[Start]

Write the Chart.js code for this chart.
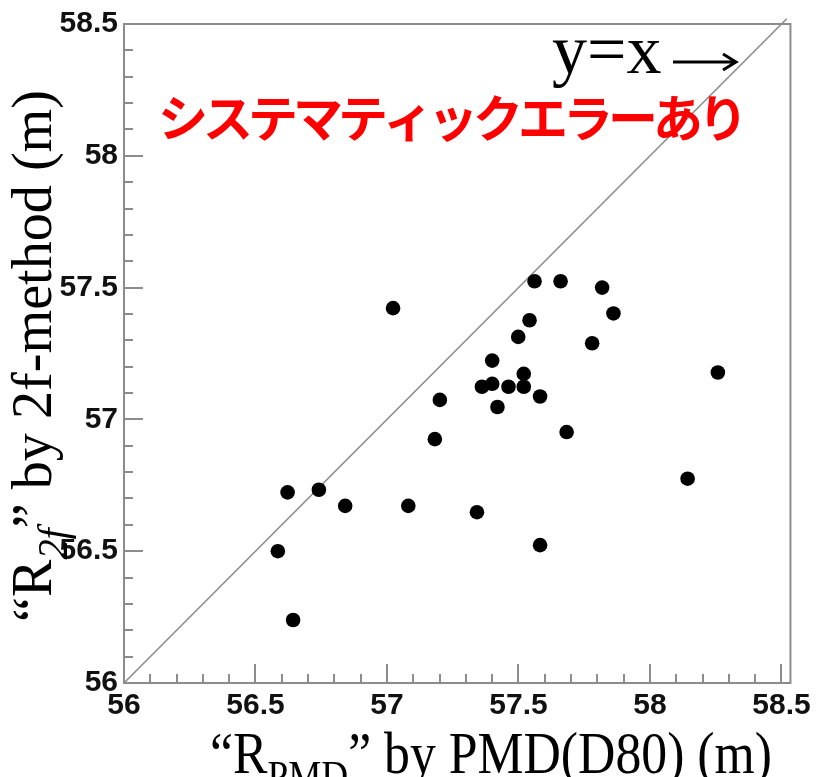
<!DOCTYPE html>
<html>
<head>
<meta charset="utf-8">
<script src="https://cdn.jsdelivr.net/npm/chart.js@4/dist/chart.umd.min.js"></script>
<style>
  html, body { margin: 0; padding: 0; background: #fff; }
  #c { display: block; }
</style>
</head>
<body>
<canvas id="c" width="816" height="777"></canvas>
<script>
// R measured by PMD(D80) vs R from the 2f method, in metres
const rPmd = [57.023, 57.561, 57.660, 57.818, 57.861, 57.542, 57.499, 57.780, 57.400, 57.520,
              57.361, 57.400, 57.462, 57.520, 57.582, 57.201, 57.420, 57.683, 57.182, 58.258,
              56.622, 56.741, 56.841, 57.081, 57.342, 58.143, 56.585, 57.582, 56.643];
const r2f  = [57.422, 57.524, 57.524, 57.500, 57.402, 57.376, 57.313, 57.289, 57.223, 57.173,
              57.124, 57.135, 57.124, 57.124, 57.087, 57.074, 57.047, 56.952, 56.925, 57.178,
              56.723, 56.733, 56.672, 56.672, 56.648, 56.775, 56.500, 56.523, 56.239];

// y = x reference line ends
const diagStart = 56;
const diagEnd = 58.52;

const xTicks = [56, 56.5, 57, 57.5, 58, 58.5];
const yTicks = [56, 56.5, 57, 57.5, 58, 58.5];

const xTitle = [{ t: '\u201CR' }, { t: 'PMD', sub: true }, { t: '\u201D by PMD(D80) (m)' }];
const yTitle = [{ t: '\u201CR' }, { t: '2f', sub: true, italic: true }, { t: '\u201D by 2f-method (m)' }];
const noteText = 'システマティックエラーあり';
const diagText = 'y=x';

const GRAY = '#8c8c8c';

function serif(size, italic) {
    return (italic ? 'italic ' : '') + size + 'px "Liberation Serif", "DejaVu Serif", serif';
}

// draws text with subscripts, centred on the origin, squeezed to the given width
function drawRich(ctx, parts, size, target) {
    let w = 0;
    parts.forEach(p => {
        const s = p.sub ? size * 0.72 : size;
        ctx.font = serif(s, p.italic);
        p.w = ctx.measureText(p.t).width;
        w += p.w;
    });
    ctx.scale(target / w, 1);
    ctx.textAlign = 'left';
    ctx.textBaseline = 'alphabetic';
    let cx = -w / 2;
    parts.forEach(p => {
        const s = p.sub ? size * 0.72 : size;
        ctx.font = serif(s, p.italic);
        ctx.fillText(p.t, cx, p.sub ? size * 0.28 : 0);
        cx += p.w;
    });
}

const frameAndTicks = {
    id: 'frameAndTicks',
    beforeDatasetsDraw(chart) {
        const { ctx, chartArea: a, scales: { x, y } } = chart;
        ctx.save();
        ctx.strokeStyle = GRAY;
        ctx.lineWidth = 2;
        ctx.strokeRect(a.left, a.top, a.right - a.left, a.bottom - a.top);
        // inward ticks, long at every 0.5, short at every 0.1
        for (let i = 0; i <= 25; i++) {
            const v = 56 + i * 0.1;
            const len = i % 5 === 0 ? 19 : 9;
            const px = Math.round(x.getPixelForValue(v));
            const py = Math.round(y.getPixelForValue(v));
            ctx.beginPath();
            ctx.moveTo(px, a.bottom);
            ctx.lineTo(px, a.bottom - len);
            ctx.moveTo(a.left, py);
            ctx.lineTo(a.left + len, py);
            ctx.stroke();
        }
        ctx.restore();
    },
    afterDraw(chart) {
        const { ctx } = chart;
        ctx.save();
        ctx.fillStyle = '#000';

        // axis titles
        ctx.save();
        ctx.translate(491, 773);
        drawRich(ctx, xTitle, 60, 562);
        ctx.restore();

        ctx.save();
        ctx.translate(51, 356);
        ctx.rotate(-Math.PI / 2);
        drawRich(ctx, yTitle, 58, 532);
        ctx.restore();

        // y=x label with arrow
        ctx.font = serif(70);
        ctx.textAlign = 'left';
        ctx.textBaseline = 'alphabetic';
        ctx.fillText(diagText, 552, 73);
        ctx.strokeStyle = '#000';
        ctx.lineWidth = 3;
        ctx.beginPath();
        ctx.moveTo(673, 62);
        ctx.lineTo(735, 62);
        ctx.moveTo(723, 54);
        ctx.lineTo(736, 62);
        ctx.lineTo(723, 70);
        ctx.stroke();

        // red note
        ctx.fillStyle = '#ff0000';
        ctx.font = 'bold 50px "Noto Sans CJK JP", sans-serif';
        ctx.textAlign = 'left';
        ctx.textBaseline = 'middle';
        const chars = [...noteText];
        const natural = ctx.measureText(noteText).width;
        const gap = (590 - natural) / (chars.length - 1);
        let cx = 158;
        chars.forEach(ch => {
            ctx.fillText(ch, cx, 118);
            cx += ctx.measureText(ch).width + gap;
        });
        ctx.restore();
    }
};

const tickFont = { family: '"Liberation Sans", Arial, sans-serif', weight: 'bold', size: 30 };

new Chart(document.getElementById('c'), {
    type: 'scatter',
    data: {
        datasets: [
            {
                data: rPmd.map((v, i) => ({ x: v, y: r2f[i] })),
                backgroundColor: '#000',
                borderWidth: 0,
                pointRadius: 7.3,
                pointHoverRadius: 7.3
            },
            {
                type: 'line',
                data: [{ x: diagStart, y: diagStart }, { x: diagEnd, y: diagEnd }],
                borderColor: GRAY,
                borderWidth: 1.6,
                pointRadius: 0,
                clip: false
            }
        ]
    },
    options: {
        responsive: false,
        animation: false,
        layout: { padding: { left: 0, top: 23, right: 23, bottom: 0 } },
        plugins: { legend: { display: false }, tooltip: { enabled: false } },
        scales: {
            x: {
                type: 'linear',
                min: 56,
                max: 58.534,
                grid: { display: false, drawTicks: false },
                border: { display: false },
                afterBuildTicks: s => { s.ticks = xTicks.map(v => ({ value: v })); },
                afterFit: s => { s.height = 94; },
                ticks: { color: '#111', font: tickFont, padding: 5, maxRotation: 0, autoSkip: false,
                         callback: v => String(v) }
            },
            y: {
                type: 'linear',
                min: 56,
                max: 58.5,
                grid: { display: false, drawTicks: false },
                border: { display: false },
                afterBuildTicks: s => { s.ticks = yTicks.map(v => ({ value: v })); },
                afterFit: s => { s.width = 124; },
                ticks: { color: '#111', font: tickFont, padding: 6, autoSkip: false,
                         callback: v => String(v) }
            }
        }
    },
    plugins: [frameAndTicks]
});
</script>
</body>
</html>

[End]

WHAT IS NEEDED ::
Pictures in the data above should not be copied; transcribe everything else exactly.

REPLY ::
Write the Chart.js code for this chart.
<!DOCTYPE html>
<html>
<head>
<meta charset="utf-8">
<script src="https://cdn.jsdelivr.net/npm/chart.js@4/dist/chart.umd.min.js"></script>
<style>
  html, body { margin: 0; padding: 0; background: #fff; }
  #c { display: block; }
</style>
</head>
<body>
<canvas id="c" width="816" height="777"></canvas>
<script>
// R measured by PMD(D80) vs R from the 2f method, in metres
const rPmd = [57.023, 57.561, 57.660, 57.818, 57.861, 57.542, 57.499, 57.780, 57.400, 57.520,
              57.361, 57.400, 57.462, 57.520, 57.582, 57.201, 57.420, 57.683, 57.182, 58.258,
              56.622, 56.741, 56.841, 57.081, 57.342, 58.143, 56.585, 57.582, 56.643];
const r2f  = [57.422, 57.524, 57.524, 57.500, 57.402, 57.376, 57.313, 57.289, 57.223, 57.173,
              57.124, 57.135, 57.124, 57.124, 57.087, 57.074, 57.047, 56.952, 56.925, 57.178,
              56.723, 56.733, 56.672, 56.672, 56.648, 56.775, 56.500, 56.523, 56.239];

// y = x reference line ends
const diagStart = 56;
const diagEnd = 58.52;

const xTicks = [56, 56.5, 57, 57.5, 58, 58.5];
const yTicks = [56, 56.5, 57, 57.5, 58, 58.5];

const xTitle = [{ t: '\u201CR' }, { t: 'PMD', sub: true }, { t: '\u201D by PMD(D80) (m)' }];
const yTitle = [{ t: '\u201CR' }, { t: '2f', sub: true, italic: true }, { t: '\u201D by 2f-method (m)' }];
const noteText = 'システマティックエラーあり';
const diagText = 'y=x';

const GRAY = '#8c8c8c';

function serif(size, italic) {
    return (italic ? 'italic ' : '') + size + 'px "Liberation Serif", "DejaVu Serif", serif';
}

// draws text with subscripts, centred on the origin, squeezed to the given width
function drawRich(ctx, parts, size, target) {
    let w = 0;
    parts.forEach(p => {
        const s = p.sub ? size * 0.72 : size;
        ctx.font = serif(s, p.italic);
        p.w = ctx.measureText(p.t).width;
        w += p.w;
    });
    ctx.scale(target / w, 1);
    ctx.textAlign = 'left';
    ctx.textBaseline = 'alphabetic';
    let cx = -w / 2;
    parts.forEach(p => {
        const s = p.sub ? size * 0.72 : size;
        ctx.font = serif(s, p.italic);
        ctx.fillText(p.t, cx, p.sub ? size * 0.28 : 0);
        cx += p.w;
    });
}

const frameAndTicks = {
    id: 'frameAndTicks',
    beforeDatasetsDraw(chart) {
        const { ctx, chartArea: a, scales: { x, y } } = chart;
        ctx.save();
        ctx.strokeStyle = GRAY;
        ctx.lineWidth = 2;
        ctx.strokeRect(a.left, a.top, a.right - a.left, a.bottom - a.top);
        // inward ticks, long at every 0.5, short at every 0.1
        for (let i = 0; i <= 25; i++) {
            const v = 56 + i * 0.1;
            const len = i % 5 === 0 ? 19 : 9;
            const px = Math.round(x.getPixelForValue(v));
            const py = Math.round(y.getPixelForValue(v));
            ctx.beginPath();
            ctx.moveTo(px, a.bottom);
            ctx.lineTo(px, a.bottom - len);
            ctx.moveTo(a.left, py);
            ctx.lineTo(a.left + len, py);
            ctx.stroke();
        }
        ctx.restore();
    },
    afterDraw(chart) {
        const { ctx } = chart;
        ctx.save();
        ctx.fillStyle = '#000';

        // axis titles
        ctx.save();
        ctx.translate(491, 773);
        drawRich(ctx, xTitle, 60, 562);
        ctx.restore();

        ctx.save();
        ctx.translate(51, 356);
        ctx.rotate(-Math.PI / 2);
        drawRich(ctx, yTitle, 58, 532);
        ctx.restore();

        // y=x label with arrow
        ctx.font = serif(70);
        ctx.textAlign = 'left';
        ctx.textBaseline = 'alphabetic';
        ctx.fillText(diagText, 552, 73);
        ctx.strokeStyle = '#000';
        ctx.lineWidth = 3;
        ctx.beginPath();
        ctx.moveTo(673, 62);
        ctx.lineTo(735, 62);
        ctx.moveTo(723, 54);
        ctx.lineTo(736, 62);
        ctx.lineTo(723, 70);
        ctx.stroke();

        // red note
        ctx.fillStyle = '#ff0000';
        ctx.font = 'bold 50px "Noto Sans CJK JP", sans-serif';
        ctx.textAlign = 'left';
        ctx.textBaseline = 'middle';
        const chars = [...noteText];
        const natural = ctx.measureText(noteText).width;
        const gap = (590 - natural) / (chars.length - 1);
        let cx = 158;
        chars.forEach(ch => {
            ctx.fillText(ch, cx, 118);
            cx += ctx.measureText(ch).width + gap;
        });
        ctx.restore();
    }
};

const tickFont = { family: '"Liberation Sans", Arial, sans-serif', weight: 'bold', size: 30 };

new Chart(document.getElementById('c'), {
    type: 'scatter',
    data: {
        datasets: [
            {
                data: rPmd.map((v, i) => ({ x: v, y: r2f[i] })),
                backgroundColor: '#000',
                borderWidth: 0,
                pointRadius: 7.3,
                pointHoverRadius: 7.3
            },
            {
                type: 'line',
                data: [{ x: diagStart, y: diagStart }, { x: diagEnd, y: diagEnd }],
                borderColor: GRAY,
                borderWidth: 1.6,
                pointRadius: 0,
                clip: false
            }
        ]
    },
    options: {
        responsive: false,
        animation: false,
        layout: { padding: { left: 0, top: 23, right: 23, bottom: 0 } },
        plugins: { legend: { display: false }, tooltip: { enabled: false } },
        scales: {
            x: {
                type: 'linear',
                min: 56,
                max: 58.534,
                grid: { display: false, drawTicks: false },
                border: { display: false },
                afterBuildTicks: s => { s.ticks = xTicks.map(v => ({ value: v })); },
                afterFit: s => { s.height = 94; },
                ticks: { color: '#111', font: tickFont, padding: 5, maxRotation: 0, autoSkip: false,
                         callback: v => String(v) }
            },
            y: {
                type: 'linear',
                min: 56,
                max: 58.5,
                grid: { display: false, drawTicks: false },
                border: { display: false },
                afterBuildTicks: s => { s.ticks = yTicks.map(v => ({ value: v })); },
                afterFit: s => { s.width = 124; },
                ticks: { color: '#111', font: tickFont, padding: 6, autoSkip: false,
                         callback: v => String(v) }
            }
        }
    },
    plugins: [frameAndTicks]
});
</script>
</body>
</html>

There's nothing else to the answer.